The book's simple stylistic manner makes it easy and quick to read but perhaps impairs its philosophy.
Eagleton, as the back of my copy announces, is a "splendid polemicist," and this book reinforces that distinction, while leaving open the question of whether or not one wants to be considered a "polemicist."

Rating: 4
Summary: Illuminating on ideology & its intellectual history
Comment: The subtitle to this book reads 'an introduction', but I doubt that your typical undergraduate student would find this a useful introductory text. Rather being a bland, dispassionate catalogue of various views on ideology, Eagleton's book is a lively and even at time virulent debate with the long line of intellectuals who have sought to conceptualize ideology from the likes of Marx, Schopenhauer, Lukács, Althusser, etc.

At its core, the enterprise contained with the books stands as a defense of the Marxist critical tradition against post-modernism and relativism-meaning that he desires to preserve the notion of ideology as a critical device for emancipation from false beliefs and mental processes that reinforce social oppression. Thus, after its initial chapters covering the usage of the term 'ideology' in speech and the social manifestations of ideological strategies, the Marxist debates take the forefront of the discussion almost entirely. In the final pages, Eagleton attempts to rebuff post-modern and neo-Marxist erosions of the viability of the concept of ideology. If you never considered Marxism to be the school of thought with the most invested interest in preserving the notion of 'ideology', a reading of this book will suggest strongly to the contrary.

Eagleton has not only an incredible talent for not only conveying his argument in a lucid, witty and convincing manner, but also in presenting the position of diverse authors with whom he interacts. He thus proves himself not only to be an excellent mind and author but also a superb reader.

Rating: 3
Summary: The winter of reviewer's discontent
Comment: There are several sentences in my friend's asnalysis of the eminant mister Eagleton's critic (myself) which catch the eye somehow.

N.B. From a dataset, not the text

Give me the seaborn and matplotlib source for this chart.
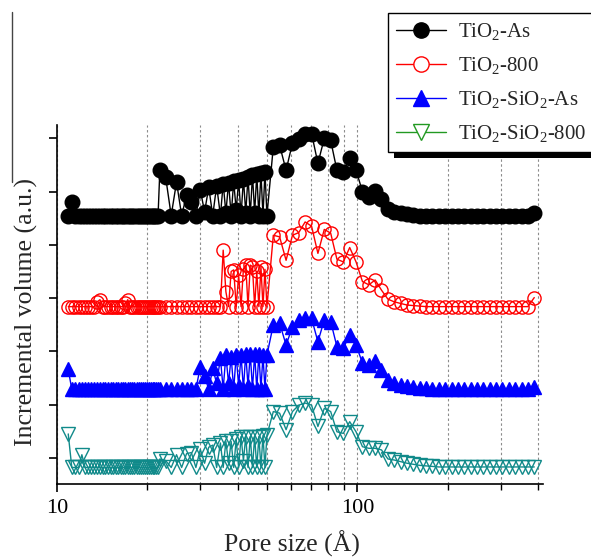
import numpy as np
import pandas as pd
import matplotlib
matplotlib.use("Agg")
import matplotlib.pyplot as plt
import seaborn as sns
from matplotlib.lines import Line2D
from matplotlib.patches import Rectangle
from matplotlib.ticker import FixedLocator, NullFormatter, FixedFormatter

# ---------------- data (pore size in Å, incremental volume in a.u.) ----------------
x_dense1 = [10.9, 11.2, 11.5, 11.8, 12.1, 12.4, 12.7, 13.0, 13.3, 13.6,
            13.9, 14.2, 14.5, 14.8, 15.1, 15.4, 15.7, 16.0, 16.3, 16.6,
            16.9, 17.2, 17.5, 17.8, 18.1, 18.4, 18.7, 19.0, 19.3, 19.6,
            19.9, 20.2, 20.5, 20.8, 21.1, 21.4, 21.7, 22.0]
x_dense2 = [23, 24, 25, 26, 27, 28, 29, 30, 31, 32, 33, 34,
            35.0, 35.75, 36.5, 37.25, 38.0, 38.75, 39.5, 40.25, 41.0, 41.75,
            42.5, 43.25, 44.0, 44.75, 45.5, 46.25, 47.0, 47.75, 48.5, 49.25, 50.0]
x_log = [52.5, 55.1, 57.9, 60.8, 63.8, 67.0, 70.4, 73.9, 77.6, 81.5,
         85.5, 89.8, 94.3, 99.0, 104.0, 109.2, 114.6, 120.3, 126.4, 132.7,
         139.3, 146.3, 153.6, 161.3, 169.3, 177.8, 186.7, 196.0, 205.8, 216.1,
         226.9, 238.3, 250.2, 262.7, 275.8, 289.6, 304.1, 319.3, 335.2, 352.0,
         369.6, 388.1]

# TiO2-As
tio2_as_d1 = [4.55, 4.80, 4.55, 4.55, 4.55, 4.55, 4.55, 4.55, 4.55, 4.55,
              4.55, 4.55, 4.55, 4.55, 4.55, 4.55, 4.55, 4.55, 4.55, 4.55,
              4.55, 4.55, 4.55, 4.55, 4.55, 4.55, 4.55, 4.55, 4.55, 4.55,
              4.55, 4.55, 4.55, 4.55, 4.55, 4.55, 4.55, 5.40]
tio2_as_d2 = [5.27, 4.55, 5.18, 4.55, 4.93, 4.81, 4.55, 5.03, 4.62, 5.08, 4.55, 5.11,
              4.55, 5.15, 4.60, 5.17, 4.55, 5.19, 4.65, 5.21, 4.55, 5.24,
              4.60, 5.28, 4.55, 5.32, 4.60, 5.33, 4.55, 5.35, 4.55, 5.37, 4.55]
tio2_as_lg = [5.84, 5.87, 5.40, 5.91, 5.99, 6.09, 6.09, 5.53, 6.00, 5.96,
              5.40, 5.37, 5.63, 5.40, 5.00, 4.90, 5.01, 4.86, 4.68, 4.62,
              4.59, 4.57, 4.56, 4.55, 4.55, 4.55, 4.55, 4.55, 4.55, 4.55,
              4.55, 4.55, 4.55, 4.55, 4.55, 4.55, 4.55, 4.55, 4.55, 4.55,
              4.55, 4.59]

# TiO2-800
tio2_800_d1 = [2.84, 2.84, 2.84, 2.84, 2.84, 2.84, 2.84, 2.84, 2.84, 2.93,
               2.97, 2.84, 2.84, 2.84, 2.84, 2.84, 2.84, 2.84, 2.84, 2.84,
               2.90, 2.97, 2.84, 2.84, 2.84, 2.84, 2.84, 2.84, 2.84, 2.84,
               2.84, 2.84, 2.84, 2.84, 2.84, 2.84, 2.84, 2.84]
tio2_800_d2 = [2.84, 2.84, 2.84, 2.84, 2.84, 2.84, 2.84, 2.84, 2.84, 2.84, 2.84, 2.84,
               2.84, 3.90, 3.12, 2.84, 3.50, 3.53, 2.84, 3.43, 2.84, 3.55,
               3.62, 2.84, 3.62, 3.59, 2.84, 3.50, 2.84, 3.59, 2.84, 3.54, 2.84]
tio2_800_lg = [4.18, 4.15, 3.71, 4.18, 4.23, 4.43, 4.35, 3.84, 4.29, 4.22,
               3.73, 3.68, 3.95, 3.68, 3.31, 3.25, 3.34, 3.15, 2.98, 2.93,
               2.90, 2.87, 2.86, 2.85, 2.84, 2.84, 2.84, 2.84, 2.84, 2.84,
               2.84, 2.84, 2.84, 2.84, 2.84, 2.84, 2.84, 2.84, 2.84, 2.84,
               2.84, 3.01]

# TiO2-SiO2-As
tsi_as_d1 = [1.66, 1.29, 1.29, 1.29, 1.29, 1.29, 1.29, 1.29, 1.29, 1.29,
             1.29, 1.29, 1.29, 1.29, 1.29, 1.29, 1.29, 1.29, 1.29, 1.29,
             1.29, 1.29, 1.29, 1.29, 1.29, 1.29, 1.29, 1.29, 1.29, 1.29,
             1.29, 1.29, 1.29, 1.29, 1.29, 1.29, 1.29, 1.29]
tsi_as_d2 = [1.29, 1.29, 1.29, 1.29, 1.29, 1.29, 1.29, 1.71, 1.53, 1.29, 1.68, 1.40,
             1.87, 1.29, 1.93, 1.40, 1.90, 1.29, 1.93, 1.35, 1.93, 1.29,
             1.96, 1.35, 1.96, 1.29, 1.96, 1.29, 1.96, 1.29, 1.93, 1.29, 1.93]
tsi_as_lg = [2.50, 2.53, 2.12, 2.46, 2.59, 2.62, 2.62, 2.18, 2.59, 2.56,
             2.09, 2.06, 2.31, 2.12, 1.78, 1.74, 1.81, 1.65, 1.46, 1.40,
             1.37, 1.35, 1.34, 1.32, 1.31, 1.30, 1.29, 1.29, 1.29, 1.29,
             1.29, 1.29, 1.29, 1.29, 1.29, 1.29, 1.29, 1.29, 1.29, 1.29,
             1.29, 1.34]

# TiO2-SiO2-800
tsi_800_d1 = [0.45, -0.18, -0.18, -0.18, 0.06, -0.18, -0.18, -0.18, -0.18, -0.18,
              -0.18, -0.18, -0.18, -0.18, -0.18, -0.18, -0.18, -0.18, -0.18, -0.18,
              -0.18, -0.18, -0.18, -0.18, -0.18, -0.18, -0.18, -0.18, -0.18, -0.18,
              -0.18, -0.18, -0.18, -0.18, -0.18, -0.18, -0.18, -0.02]
tsi_800_d2 = [-0.05, -0.18, 0.06, -0.18, 0.08, 0.10, -0.18, 0.16, -0.10, 0.20, 0.24, -0.18,
              0.28, -0.18, 0.31, -0.10, 0.31, -0.18, 0.35, -0.18, 0.40, -0.05,
              0.40, -0.18, 0.40, -0.18, 0.40, -0.18, 0.40, -0.18, 0.42, -0.18, 0.43]
tsi_800_lg = [0.87, 0.84, 0.53, 0.87, 0.99, 1.03, 0.99, 0.59, 0.93, 0.87,
              0.49, 0.46, 0.68, 0.49, 0.21, 0.18, 0.18, 0.15, -0.02, -0.04,
              -0.07, -0.10, -0.12, -0.14, -0.15, -0.16, -0.17, -0.17, -0.17, -0.17,
              -0.17, -0.17, -0.17, -0.17, -0.17, -0.17, -0.17, -0.17, -0.17, -0.17,
              -0.17, -0.17]

labels = [r"TiO$_\mathrm{2}$-As", r"TiO$_\mathrm{2}$-800",
          r"TiO$_\mathrm{2}$-SiO$_\mathrm{2}$-As", r"TiO$_\mathrm{2}$-SiO$_\mathrm{2}$-800"]
x_ticks_major = [10, 100]
x_ticks_minor = [20, 30, 40, 50, 60, 70, 80, 90, 200, 300, 400]
y_ticks = [0, 1, 2, 3, 4, 5, 6]

# ---------------- styling ----------------
sns.set_style("ticks")
plt.rcParams["font.family"] = ["Liberation Serif", "DejaVu Serif"]
plt.rcParams["mathtext.fontset"] = "custom"
plt.rcParams["mathtext.rm"] = "Liberation Serif"
plt.rcParams["mathtext.it"] = "Liberation Serif:italic"

W, H = 591, 558
fig = plt.figure(figsize=(W / 100, H / 100), dpi=100)
ax = fig.add_axes([57 / W, 1 - 484 / H, (543 - 57) / W, (484 - 125) / H])

x_all = x_dense1 + x_dense2 + x_log
series = [
    (tio2_as_d1 + tio2_as_d2 + tio2_as_lg, "black", "o", 10.5, "black"),
    (tio2_800_d1 + tio2_800_d2 + tio2_800_lg, "#ff0000", "o", 9.5, "none"),
    (tsi_as_d1 + tsi_as_d2 + tsi_as_lg, "#0000ff", "^", 10.5, "#0000ff"),
    (tsi_800_d1 + tsi_800_d2 + tsi_800_lg, "#108a8a", "v", 10.0, "none"),
]
for i, (y, c, m, ms, fc) in enumerate(series):
    df = pd.DataFrame({"x": x_all, "y": y})
    sns.lineplot(data=df, x="x", y="y", ax=ax, color=c, lw=1.0, marker=m,
                 markersize=ms, markerfacecolor=fc, markeredgecolor=c,
                 markeredgewidth=1.0, estimator=None, sort=False, legend=False,
                 zorder=3 + i)

ax.set_xscale("log")
ax.set_xlim(10, 415)
ax.set_ylim(-0.49, 6.25)
ax.xaxis.set_major_locator(FixedLocator(x_ticks_major))
ax.xaxis.set_major_formatter(FixedFormatter([str(v) for v in x_ticks_major]))
ax.xaxis.set_minor_locator(FixedLocator(x_ticks_minor))
ax.xaxis.set_minor_formatter(NullFormatter())
ax.set_yticks(y_ticks)
ax.set_yticklabels([])

ax.grid(True, which="both", axis="x", linestyle=(0, (2.2, 2.2)), color="#8c8c8c", lw=0.8)
ax.grid(False, axis="y")
ax.set_axisbelow(True)

for s in ["top", "right"]:
    ax.spines[s].set_visible(False)
for s in ["left", "bottom"]:
    ax.spines[s].set_linewidth(1.2)
    ax.spines[s].set_color("black")

ax.tick_params(axis="x", which="major", direction="out", length=6, width=1.2,
               labelsize=16, pad=5, colors="black")
ax.tick_params(axis="x", which="minor", direction="out", length=4, width=1.0, colors="black")
ax.tick_params(axis="y", which="major", direction="out", length=6, width=1.2,
               labelleft=False, colors="black")

ax.set_xlabel("Pore size (Å)", fontsize=18.5)
ax.set_ylabel("Incremental volume (a.u.)", fontsize=18.5)
ax.xaxis.set_label_coords(0.484, -0.13)
ax.yaxis.set_label_coords(-0.04, 0.48)

# legend (box drawn separately so that it runs past the right edge, as in the crop)
leg_colors = ["black", "#ff0000", "#0000ff", "#229922"]
leg_markers = ["o", "o", "^", "v"]
leg_fc = ["black", "white", "#0000ff", "white"]
handles = [Line2D([], [], color=c, marker=m, markersize=11, markerfacecolor=f,
                  markeredgecolor=c, markeredgewidth=1.0, lw=1.0)
           for c, m, f in zip(leg_colors, leg_markers, leg_fc)]
leg = fig.legend(handles, labels, loc="upper left",
                 bbox_to_anchor=(388 / W, 1 - 13 / H),
                 bbox_transform=fig.transFigure, frameon=False,
                 fontsize=15, handlelength=2.4, handletextpad=0.55, borderpad=0.4,
                 labelspacing=0.62, borderaxespad=0)
leg.set_zorder(10)

fig.canvas.draw()
bb = leg.get_window_extent()
inv = fig.transFigure.inverted()
right_px = W + 30
(sx0, sy0) = inv.transform((bb.x0 + 6, bb.y0 - 6))
(sx1, sy1) = inv.transform((right_px + 6, bb.y1 - 6))
fig.add_artist(Rectangle((sx0, sy0), sx1 - sx0, sy1 - sy0, transform=fig.transFigure,
                         facecolor="black", edgecolor="none", zorder=8))
(bx0, by0) = inv.transform((bb.x0, bb.y0))
(bx1, by1) = inv.transform((right_px, bb.y1))
fig.add_artist(Rectangle((bx0, by0), bx1 - bx0, by1 - by0, transform=fig.transFigure,
                         facecolor="white", edgecolor="black", lw=1.0, zorder=9))

# stray frame line at the far left of the original crop
fig.add_artist(Line2D([12 / W, 12 / W], [1 - 12 / H, 1 - 182 / H],
                      color="#444444", lw=1.0, transform=fig.transFigure))

fig.savefig("out.png", dpi=100)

"Arguably, he's not Marxist enough in critiquing these positions"

This sentence alone tells us all we will ever need to know about the biases of the reviewer. Actually, it is nothing of the sort, and the eminent and dignified mister Eagleton was nothing short of baldly dogmatic in in every page of his book.

The next sentence is a reader-stopper, a sort of Gog and Magog of being completely incorrect:

"In using phrases like "abstract structures of ideology" the reviewer shows he has not really read the book attentively, as ideology is not necessarily "abstract" at all"

Actually, that's all ideology is by its very definition- an abstraction, an idea about how the universe works. The Mirriam Webster dictionary clearly defines the word "ideology" in direct and complete contradiction to my reviewer friend:

"Ideology: Function: noun 1 : visionary theorizing 2 a : a systematic body of concepts especially about human life or culture b : a manner or the content of thinking characteristic of an individual, group, or culture c : the integrated assertions, theories and aims that constitute a sociopolitical program."

Not content with with opening his mouth and removing all doubt, our friend goes on to embarrass himself further:

"And, incidentally, by what definition of "ideology" is Marxism an ideology??"

I thought the multiple question marks were a nice emphasis of the intelligence of this statement. Well my illustrious friend, Marxism is an ideology in the same sense that it is a sociopolitical idea, a theory. Also, Marx made mention of it as a theory maybe fifteen or twenty thousand times in his writing, and that is what it is called by every marxian scholar alive and dead. Theories are ideas. Ideas are by their very nature abstractions. Even high school children in the UK know this.